Das Attack Decay kommt in der bekannten Pappschachtel von Electro Harmonix und bringt seinen Freund das Netzteil gleich mit. Ein Batteriebetrieb ist auch weder vorgesehen noch möglich. Des Weiteren liegt eine englischsprachige Bedienungsanleitung im Paket – beim gebotenen Funktionsumfang sicher eine willkommene Dreingabe.

Ansonsten bietet sich ein gewohntes Bild: Eine robuste Kiste mit übersichtlich-klarer Grafik und gut zu bedienenden Elementen. Die Potis bieten ebenso wie die Schalter einen sehr angenehmen Widerstand und tragen in Kombination mit dem Funktionsumfang dazu bei, dass das Pedal auch als deutlich höherpreisig durchgehen könnte.

Trotz seiner immerhin acht Potis, vier Buttons und den zwei Fußschaltern bleibt das Gerät übersichtlich und verhältnismäßig einfach zu bedienen. Auch die immerhin fünf Klinkenbuchsen würde man nicht unbedingt erwarten – noch ein Update gegenüber dem Original. Neben dem Input und Output wird hier noch ein Expression-Pedal-Anschluss für die optionale Bedienung aller Parameter geboten.

Wer den Sound gerne mit weiteren Effekten anreichern möchte, der kann dies nun durch Send- und Return-Buchsen tun. In diese können weitere Effekte(-Ketten) eingeschleift werden, welche vor dem Input des Pedals aktiv werden. Persönlich hätte ich es glücklicher gefunden, wenn Send und Return auf einer Seite zu finden wären, und dafür der Expression Anschluss neben den Input gewandert wäre. Geht aber natürlich auch so.

Vielseitige Funktionen

Wie eingangs bereits erwähnt, darf man sich hier nicht vom Namen täuschen lassen. Das Attack Decay ist viel mehr als „nur“ ein Reverse Simulator. Aber das kann es natürlich auch.

Schauen wir uns doch kurz die Funktion der Regler an und versuchen danach, diese in einen sinnvollen Kontext zu stellen: Oben links findet sich der Poly Button. Dieser ändert das Verhalten von Mono (eine Hüllkurve für das gesamte Signal) zu Poly (eine Hüllkurve pro neu erkanntem Ton). Eine Hüllkurve besteht hierbei vereinfacht gesagt immer aus den Parametern für das An- und Abschwellen des Sounds, also genau aus Attack und Decay. Daneben finden wir Sens. Mittels der Sensitivity kann eingestellt werden, ab welchem Input ein neuer Sound getriggert wird. Darunter befinden sich die drei Buttons für die Presets. Einfach drücken und schon wird das Preset aktiv. Oder gedrückt halten, um ein neues zu speichern. As easy as it gets.
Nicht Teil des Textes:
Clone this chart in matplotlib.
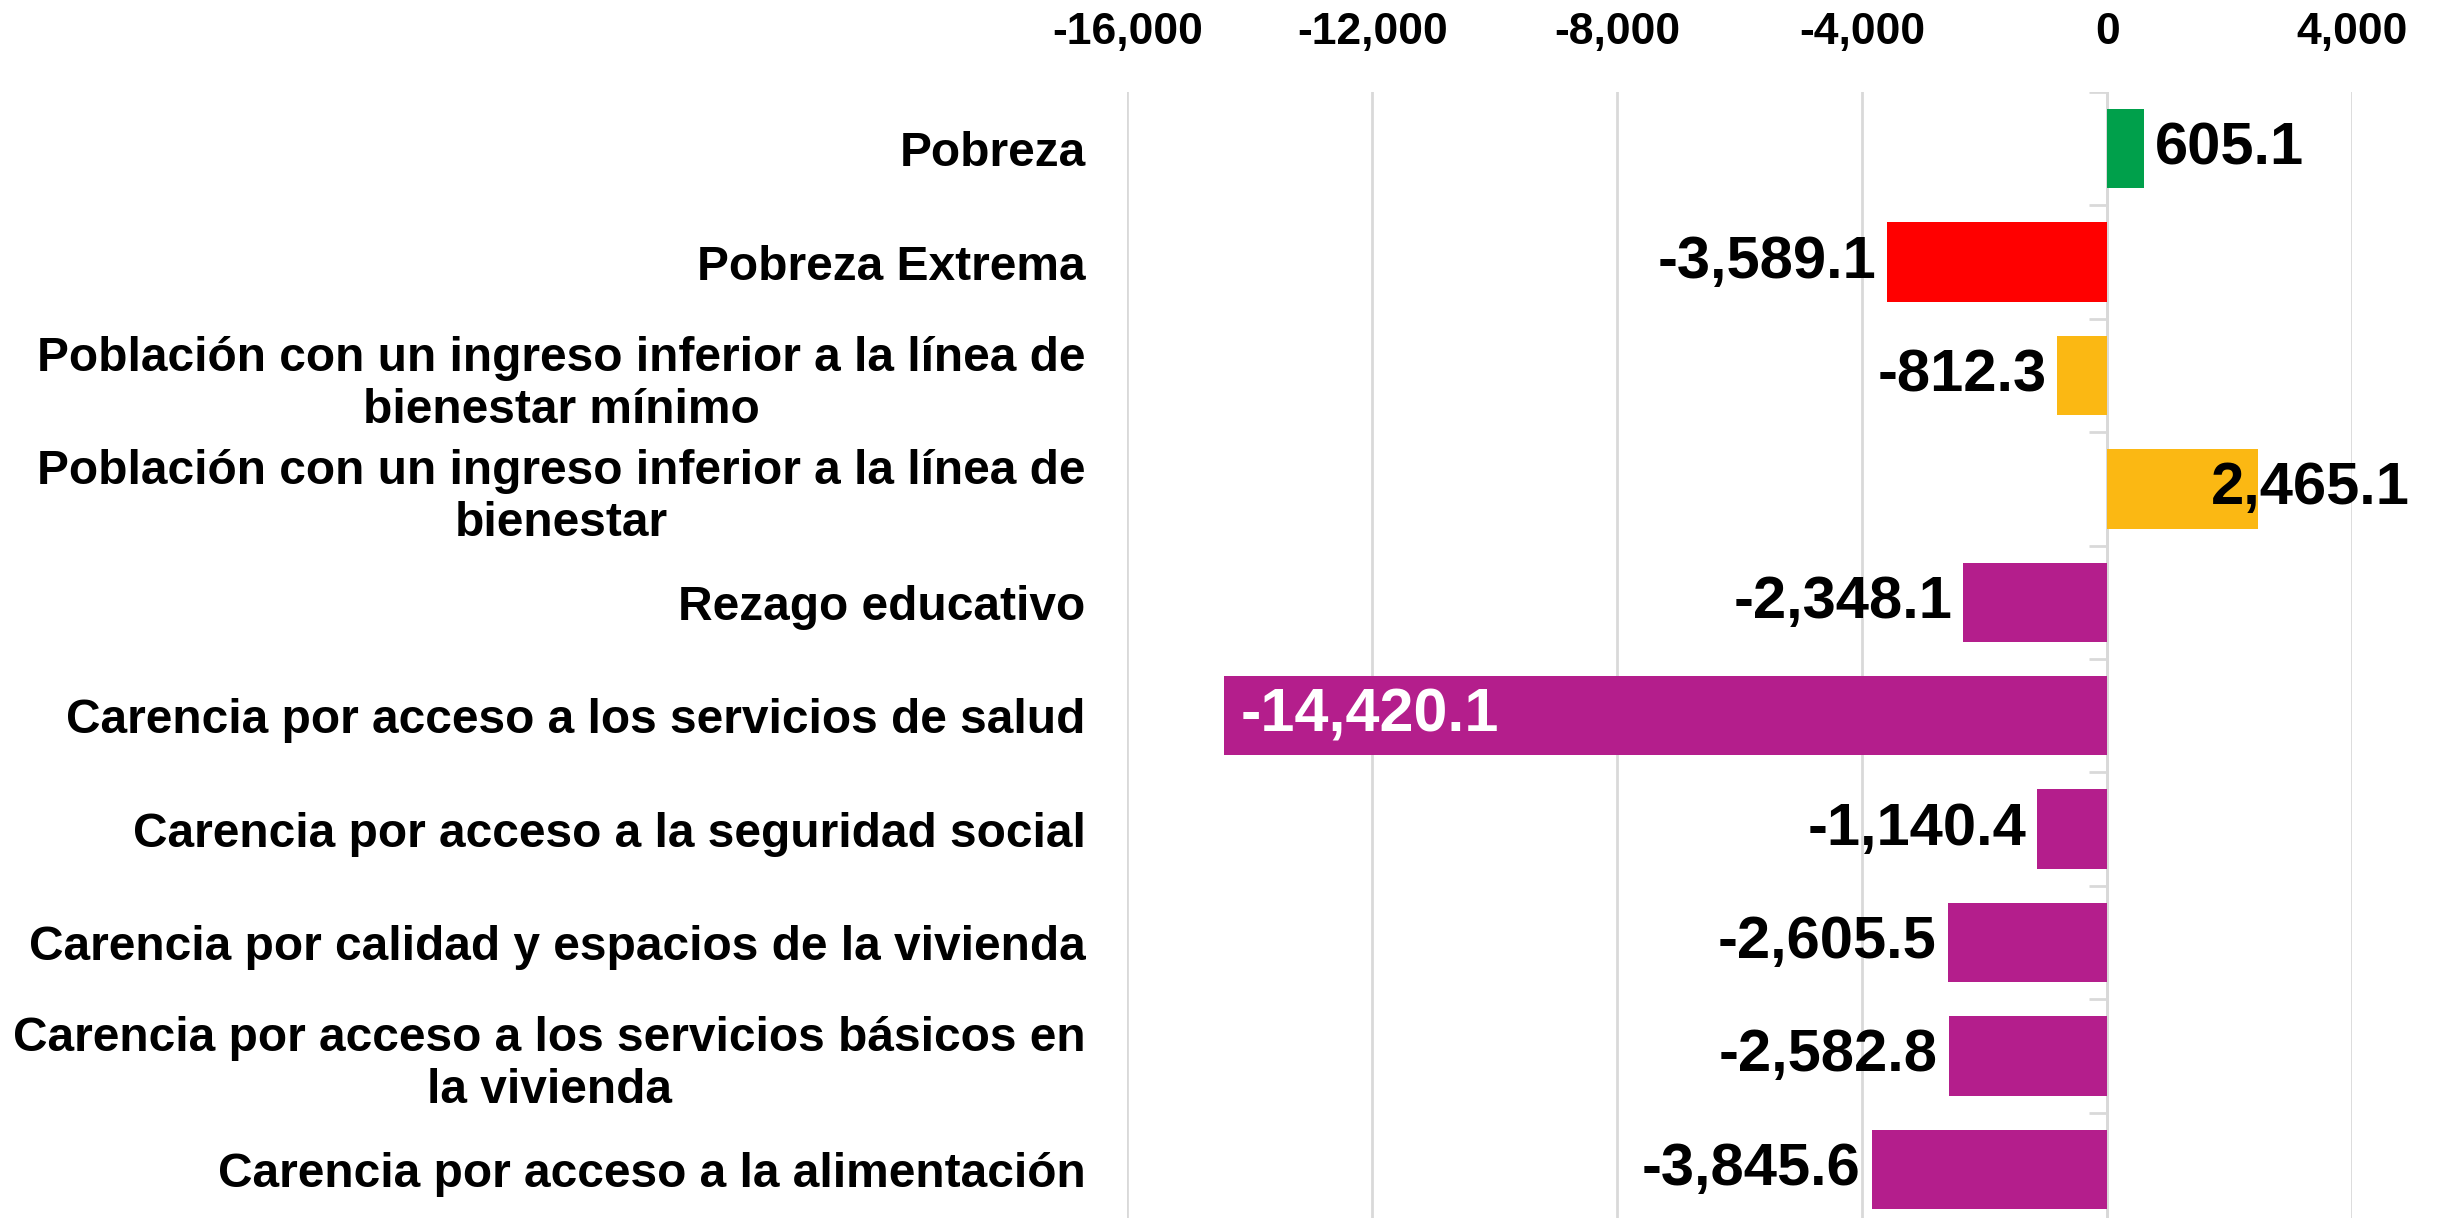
import matplotlib
matplotlib.use("Agg")
import matplotlib.pyplot as plt
from matplotlib.ticker import FuncFormatter

plt.rcParams['font.family'] = ['Liberation Sans', 'DejaVu Sans']
plt.rcParams['font.weight'] = 'bold'

# Datos
categorias = [
    "Pobreza",
    "Pobreza Extrema",
    "Población con un ingreso inferior a la línea de\nbienestar mínimo",
    "Población con un ingreso inferior a la línea de\nbienestar",
    "Rezago educativo",
    "Carencia por acceso a los servicios de salud",
    "Carencia por acceso a la seguridad social",
    "Carencia por calidad y espacios de la vivienda",
    "Carencia por acceso a los servicios básicos en\nla vivienda",
    "Carencia por acceso a la alimentación",
]
valores = [605.1, -3589.1, -812.3, 2465.1, -2348.1, -14420.1, -1140.4, -2605.5, -2582.8, -3845.6]
colores = ["#00A04B", "#FF0000", "#FBB813", "#FBB813", "#B41E8C",
           "#B41E8C", "#B41E8C", "#B41E8C", "#B41E8C", "#B41E8C"]
ticks_x = [-16000, -12000, -8000, -4000, 0, 4000]

fig = plt.figure(figsize=(24.4, 12.18), dpi=100)
ax = fig.add_axes([0.462, -0.0066, 0.502, 0.931])

pos = list(range(len(categorias)))
ax.barh(pos, valores, height=0.70, color=colores, zorder=3)

ax.set_xlim(ticks_x[0], ticks_x[-1])
ax.set_ylim(len(categorias) - 0.5, -0.5)
ax.set_xticks(ticks_x)
ax.xaxis.set_major_formatter(FuncFormatter(lambda v, p: f"{v:,.0f}"))
ax.xaxis.tick_top()
ax.tick_params(axis='x', length=0, pad=28, labelsize=32)
ax.grid(axis='x', color='#D9D9D9', linewidth=2, zorder=0)

ax.set_yticks(pos)
ax.set_yticklabels(categorias, fontsize=34.5)
ax.tick_params(axis='y', length=0, pad=30)
for lbl in ax.get_yticklabels():
    lbl.set_multialignment('center')

for s in ax.spines.values():
    s.set_visible(False)

# eje en cero con marcas entre categorias
ax.axvline(0, color='#D9D9D9', linewidth=2, zorder=2)
limites = [i - 0.5 for i in range(len(categorias) + 1)]
ax.hlines(limites, -300, 0, color='#D9D9D9', linewidth=2, zorder=2)

# etiquetas de datos
for i, v in enumerate(valores):
    txt = f"{v:,.1f}"
    if v == min(valores):
        ax.annotate(txt, (v, i), xytext=(12, 0), textcoords='offset points',
                    ha='left', va='center', fontsize=44, color='white', zorder=4)
    elif v > 2000:
        ax.annotate(txt, (v, i), xytext=(-34, 0), textcoords='offset points',
                    ha='left', va='center', fontsize=43, color='black', zorder=4)
    elif v > 0:
        ax.annotate(txt, (v, i), xytext=(8, 0), textcoords='offset points',
                    ha='left', va='center', fontsize=43, color='black', zorder=4)
    else:
        ax.annotate(txt, (v, i), xytext=(-8, 0), textcoords='offset points',
                    ha='right', va='center', fontsize=43, color='black', zorder=4)

fig.savefig("out.png", dpi=100)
Rechts daneben findet sich die Bedienung für das Fuzz. H.Vol bestimmt die Lautstärke des verzerrten Signals, Tone den Sound und Harmonix die Intensität des Effektes. Um das Fuzz ein oder auszuschalten drückt man einfach den linken Fußschalter. Hält man diesen länger gedrückt, so kann man durch die Presets schalten.

Die drei größten Potis sind Vol, Blend, Attack und Decay. Volume setzt hierbei die Masterlautstärke. Bei Blend wird es etwas komplizierter, da es hier drei Modi gibt. Standardmäßig regelt man hier das Verhältnis von trockenem zu effektiertem Signal. Man kann aber auch das Verhältnis von trockenem zu Fuzz Signal vor den Hüllkurven regeln. Oder aber man wählt, wie sich das, was am Return ankommt mit dem Ausgang der Hüllkurven mixt. Puh, gar nicht so einfach. Zum Glück sind die Namensgeber Attack und Decay wieder etwas leichter verdaulich:

Attack regelt die Geschwindigkeit, mit der Noten einfaden. Ganz nach links gedreht ist dies aktiviert, ganz nach rechts reden wir von 8 Sekunden fade-in. Das Pendant bildet der Decay Regler. Er bestimmt den Fade-Out des Sounds. Bei Maximaleinstellung ist er deaktiviert, kurz davor sind es auch hier 8 Sekunden. Beide Regler fangen übrigens bei 4ms an und lassen so diverse Sounds zu. Dazu später mehr.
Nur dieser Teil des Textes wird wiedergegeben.